Here are some of the trends of 2018 that need to stay in 2018:

  • Fortnight dances, probably one of the most cringe-worthy trends of 2018, needs to die as soon as possible.
  • Chunky Tennis Shoes are ugly and look like something a middle aged dad would wear, let it go.
  • Calling your significant other “Daddy” is gross, please stop. It ruins the sanctity of those that still call their father daddy.
  • Weird Eyebrows, should have been left in 2016, yet here we are. Please don’t bring this evil into the new year.
  • I know Tide Pods look delicious, but I promise you they don’t taste good and are very poisonous.
  • “Is this a pigeon memes”, love them or hate them, they are over used and need to move on.
  • T-posing should have never become a “thing”.
  • Fur Coats, shouldn’t be in style. Not only is wearing fur wrong, but it makes you look like a walking cotton ball.
  • Tik Tok was supposed to be a cool video app, but it just came out so wrong and is mostly filled with cringy lip sync videos.
  • Sherpa jackets look like you’re trying be a sheep and the moment you get them wet, they can no longer serve their purpose.

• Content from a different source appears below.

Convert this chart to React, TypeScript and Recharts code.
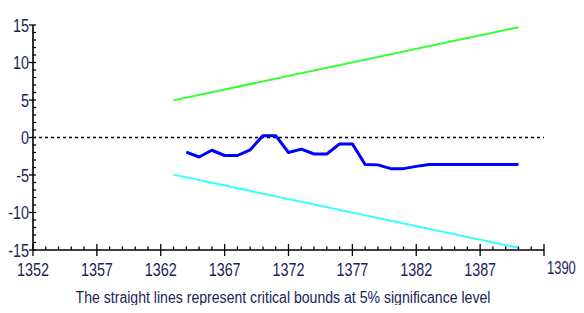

  • Clear Shoes make your feet look like they’re in a sauna as you sweat and fog up the plastic, so let’s not.
  • Crocs are the true demons of humanity that have subsisted on mans desire for comfort over dignity for many years.
  • Colorful Camo Pants, were cute, at first, but have become an eyesore.
  • Vaping, in addition to being terrible for your body, and is not attractive in the least bit.
  • Bird Box memes are already cancelled because y’all don’t know how to act.
  • Gucci Slides, are superfluous. People shouldn’t shell out $400 plus for sandals, let alone wear socks with them.
  • Supreme is a logo, and not fashionable in any sense of the word.
  • Lil Tae is cancelled, those who don’t know who she is, good, let’s keep it that way. Those who do should know she was never rich in the first place, and she got her mother fired.
  •, also known as the most obnoxious app in existence, filled with narcissistic 12 year olds lip syncing Justin Bieber, it is truly a curse to have ever existed.


That may not be all the demons that should be kept from 2019, but it’s certainly a start. In order to further the human race, we must leave behind these evils.